Homemade Cadbury Eggs
Makes 6-8 eggs
½ cup all natural dark chocolate chips or chocolate pieces (this is a wonderful dairy, soy, gluten, and nut free chocolate chip, but feel free to use whatever type of chocolate that you like and works for you)
1 ½ teaspoon coconut oil
1 egg white (see an egg free filling option at the bottom of this page if you cannot eat eggs!)
¼ cup pure honey or other sweetener of choice
2 teaspoons pure vanilla extract
pinch of sea salt
egg mold (you can get these at craft stores, party stores, kitchen stores, online, etc.)
Put your honey in a small pot over medium low heat. Bring to a boil. Reduce heat and let simmer for 2-3 minutes, stirring often. Add in the vanilla extract and the pinch of sea salt. Stir until combined.
Whip your egg white with a hand or stand mixer until peaks form. Once peaks form, slowly drizzle the honey mixture in the egg whites while the mixer is still whipping. Keep whipping until all the honey is blended and the mixture is very creamy. Set aside.
In a double boiler, melt the chocolate and coconut oil until chocolate is melted and smooth. If you don’t have a double boiler, use a large skillet filled with water. Place a smaller pot in the water and melt your chocolate/coconut oil in the smaller pot.
Using a small spoon, spoon your chocolate in the egg mold. Using the spoon, “paint” up the sides of the mold. Once all the eggs are covered in chocolate, stick the mold in the freezer for 5 minutes. Take it back out and “paint” the mold again with the chocolate. Stick in the freezer for another 5 minutes.
Take it back out and fill the chocolates with the egg white/honey mixture. If you have leftover chocolate, drizzle some around all the edges of the chocolate eggs so they will mold together easier. Fold the molds together and place in the freezer for at least an hour. Undo the molds and enjoy your homemade eggs!
Store these in the freezer or fridge. Even if you store them in the freezer, the insides will stay soft and creamy!
***EGG FREE CREME FILLING OPTION:
2 teaspoon pure vanilla extract
2-3 tablespoons maple syrup, honey or sweetener of choice
pinch of sea salt
If you are using a can of coconut milk, get just the cream out. It’s easiest to do this with a refrigerated can of coconut milk. The cream rises to the top and and the water easily separates when it has been in the fridge overnight.

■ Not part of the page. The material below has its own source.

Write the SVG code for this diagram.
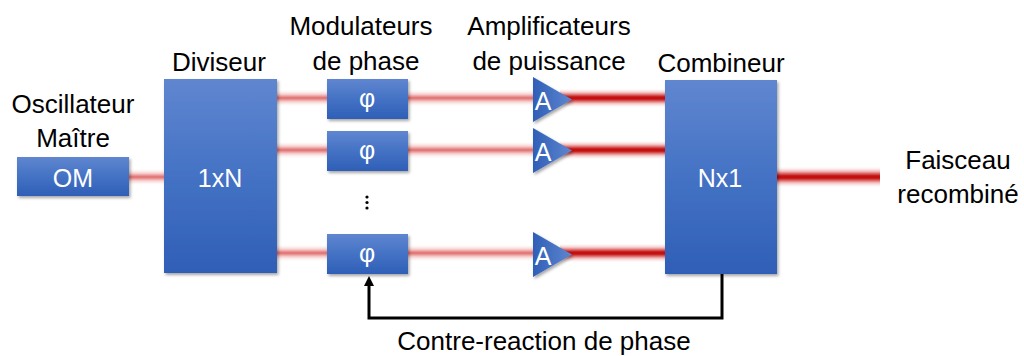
<svg xmlns="http://www.w3.org/2000/svg" width="1024" height="356" viewBox="0 0 1024 356">
<defs>
<linearGradient id="boxg" x1="0" y1="0" x2="0" y2="1">
<stop offset="0" stop-color="#6086d0"/>
<stop offset="0.5" stop-color="#4472c4"/>
<stop offset="1" stop-color="#2f5fb7"/>
</linearGradient>
<linearGradient id="trig" x1="0" y1="0" x2="1" y2="0">
<stop offset="0" stop-color="#2f5fb7"/>
<stop offset="1" stop-color="#5f86d0"/>
</linearGradient>
<linearGradient id="pale" x1="0" y1="0" x2="0" y2="1">
<stop offset="0" stop-color="#ffffff" stop-opacity="0"/>
<stop offset="0.3" stop-color="#f6cccc"/>
<stop offset="0.5" stop-color="#e06c6c"/>
<stop offset="0.7" stop-color="#f6cccc"/>
<stop offset="1" stop-color="#ffffff" stop-opacity="0"/>
</linearGradient>
<linearGradient id="dark" x1="0" y1="0" x2="0" y2="1">
<stop offset="0" stop-color="#ffffff" stop-opacity="0"/>
<stop offset="0.25" stop-color="#f0b4b4"/>
<stop offset="0.45" stop-color="#c41010"/>
<stop offset="0.55" stop-color="#c41010"/>
<stop offset="0.75" stop-color="#f0b4b4"/>
<stop offset="1" stop-color="#ffffff" stop-opacity="0"/>
</linearGradient>
<filter id="sh" x="-10%" y="-10%" width="130%" height="130%">
<feDropShadow dx="1.5" dy="2" stdDeviation="1.5" flood-color="#000" flood-opacity="0.35"/>
</filter>
<marker id="arr" viewBox="0 0 10 10" refX="4" refY="5" markerWidth="10" markerHeight="10" markerUnits="userSpaceOnUse" orient="auto">
<path d="M0,0 L10,5 L0,10 Z" fill="#000"/>
</marker>
</defs>
<style>
.box{fill:url(#boxg);filter:url(#sh)}
.tri{fill:url(#trig);filter:url(#sh)}
.lbl{font-family:"Liberation Sans",Arial,sans-serif;font-size:26px;fill:#000;text-anchor:middle}
.in{font-family:"Liberation Sans",Arial,sans-serif;font-size:25px;fill:#fff;text-anchor:middle}
.pale{fill:url(#pale)}
.dark{fill:url(#dark)}
.fb{fill:none;stroke:#000;stroke-width:3}
</style>
<rect width="1024" height="356" fill="#fff"/>
<g id="connectors">
<rect class="pale" x="129" y="168" width="36" height="18"/>
<rect class="pale" x="277" y="89" width="51" height="18"/>
<rect class="pale" x="277" y="141" width="51" height="18"/>
<rect class="pale" x="277" y="244" width="51" height="18"/>
<rect class="pale" x="408" y="89" width="126" height="18"/>
<rect class="pale" x="408" y="141" width="126" height="18"/>
<rect class="pale" x="408" y="244" width="126" height="18"/>
<rect class="dark" x="560" y="88" width="106" height="20"/>
<rect class="dark" x="560" y="140" width="106" height="20"/>
<rect class="dark" x="560" y="243" width="106" height="20"/>
<rect class="dark" x="776" y="166" width="104" height="22"/>
<path class="fb" d="M722,274 V318 H369 V282" marker-end="url(#arr)"/>
</g>
<g id="om">
<rect class="box" x="17" y="157" width="112" height="39"/>
<text class="in" x="73" y="187">OM</text>
<text class="lbl" x="73" y="113">Oscillateur</text>
<text class="lbl" x="73" y="147">Maître</text>
</g>
<g id="diviseur">
<rect class="box" x="164" y="79" width="113" height="194"/>
<text class="in" x="220" y="187">1xN</text>
<text class="lbl" x="219" y="71">Diviseur</text>
</g>
<g id="modulateurs">
<text class="lbl" x="361" y="35">Modulateurs</text>
<text class="lbl" x="366" y="70">de phase</text>
<circle cx="367" cy="197" r="1.6" fill="#000"/>
<circle cx="367" cy="202.5" r="1.6" fill="#000"/>
<circle cx="367" cy="208" r="1.6" fill="#000"/>
</g>
<g id="mod1">
<rect class="box" x="327" y="79" width="81" height="40"/>
<text class="in" x="367" y="107">φ</text>
</g>
<g id="mod2">
<rect class="box" x="327" y="131" width="81" height="40"/>
<text class="in" x="367" y="159">φ</text>
</g>
<g id="mod3">
<rect class="box" x="327" y="234" width="81" height="40"/>
<text class="in" x="367" y="262">φ</text>
</g>
<g id="amplificateurs">
<text class="lbl" x="549" y="35">Amplificateurs</text>
<text class="lbl" x="549" y="70">de puissance</text>
</g>
<g id="amp1">
<polygon class="tri" points="533,77 572,99.5 533,122"/>
<text class="in" x="543" y="110">A</text>
</g>
<g id="amp2">
<polygon class="tri" points="533,128 572,150.5 533,173"/>
<text class="in" x="543" y="161">A</text>
</g>
<g id="amp3">
<polygon class="tri" points="533,232 572,254.5 533,277"/>
<text class="in" x="543" y="265">A</text>
</g>
<g id="combineur">
<rect class="box" x="665" y="80" width="112" height="194"/>
<text class="in" x="720" y="187">Nx1</text>
<text class="lbl" x="721" y="72">Combineur</text>
</g>
<g id="sortie">
<text class="lbl" x="958" y="169">Faisceau</text>
<text class="lbl" x="958" y="203">recombiné</text>
</g>
<g id="feedback-label">
<text class="lbl" x="544" y="350">Contre-reaction de phase</text>
</g>
</svg>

We won’t need the leftover coconut water so you can save it for drinking, to put in smoothies, etc.
Whip the coconut cream until peaks form. This can take 5-10 minutes. Once whipped, add in your vanilla, sweetener, arrowroot (if you are using it), and pinch of sea salt. Refrigerate until ready to use.
The egg free filling recipe makes way more than you need for 6-8 eggs. You can either make more chocolate eggs or save the filling for other yummy things like coffee/tea creamer, dip for fruit, sandwich it in between 2 cookies, put it on a sweet potato, etc. It’s yummy stuff so I think you’ll figure it out 🙂 Just be sure to refrigerate any leftovers.